Fri Oct 25 22:19:33 UTC 2013

On 10/25/13 2:19 PM, Bill Shannon wrote:
> If I understand this correctly, this proposes to remove the "lenient"
> option we've been discussing and just make it always lenient.  Is that
> correct?

Yes. Only for the mime type though.

>
> Unfortunately, from what you say below, it's still not lenient enough.
> I'd really like a version that never, ever, for any reason, throws an
> exception.  Yes, that means when you only get a final 6 bits of data
> you have to make an assumption about what was intended, probably padding
> it with zeros to 8 bits.

This is something I'm hesitated to do. I can be lenient for the padding 
end because the
padding character itself is not the real "data", whether or not it's 
present, it's missing or
it's incorrect/incomplete, it does not impact the integrity of the data. 
But to feed the last
6 bits with zero, is really kinda of guessing, NOT decoding.

-Sherman

> Xueming Shen wrote on 10/23/13 15:42:
>> Hi,
>>
>> The current spec and implementation of Base64 decoder [1] is standard/rfc
>> based, in which it interprets/decodes the ending padding character(s) correctly
>> if present. The ending padding character(s) is not requested (liberal), but if
>> present, the spec and implementation requests they MUST be encoded correctly,
>> any incorrect padding combination at the final unit (as listed below) is treated
>> as incorrect encoded base64 data and results in exception.
>>
>> Patterns of possible incorrectly encoded padding final base64 unit are:
>>
>>      xxxx =       unnecessary padding character at the end of encoded stream
>>      xxxx xx=     missing the last padding character
>>      xxxx xx=y    missing the last padding character, instead having a
>> non-padding char
>>
>> The feedback we got so far suggests that "incorrectly encoded padding unit"
>> might might be frequently observed in real world use scenario, especially in the
>> MIME/email world, it might be desired to just accept these incorrectly encoded
>> ending unit and decode the rest successfully without throwing an exception.
>>
>> It is also suggested it might be more appropriate to rename
>>      Base64.getEncoder(int lineLength, byte[] sept)
>> to be
>>      Base64.getMimeEncoder(int, byte[]).
>>
>> The proposed changes here are to
>>
>> (1) rename the factory method for the customizable "mime" encoder to
>>      Base.getMimeEncoder(int, byte[]);
>>
>> (2) change the spec/implementation for the "mime" decoder to be lenient when
>>      handing the padding character in the final unit (mime decoder itself is
>> "lenient"
>>      already.
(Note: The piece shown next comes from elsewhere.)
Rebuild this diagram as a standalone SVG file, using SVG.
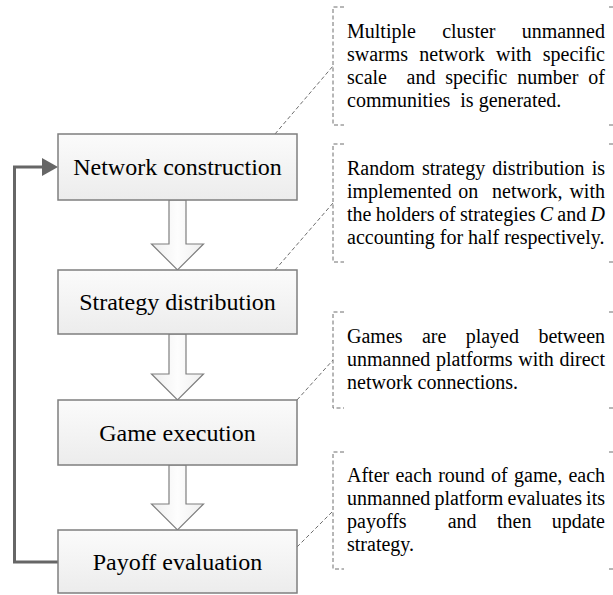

Its spec requests any non-base64 character during encoding. And our
>>      existing decoder is liberal when there is no padding present at all)
>>
>> Here is the webrev
>>
>> http://cr.openjdk.java.net/~sherman/8025003/webrev/
>>
>> thanks!
>> -Sherman
>>
>> Btw, updated mime decoder stilll throws exception for pattern like "xxxx x=..." or
>> "xxxx x", in which the last unit only has one valid "byte"/6-bit data.
>> It's not sufficient to be decoded into a valid 8-bit/byte data.
>>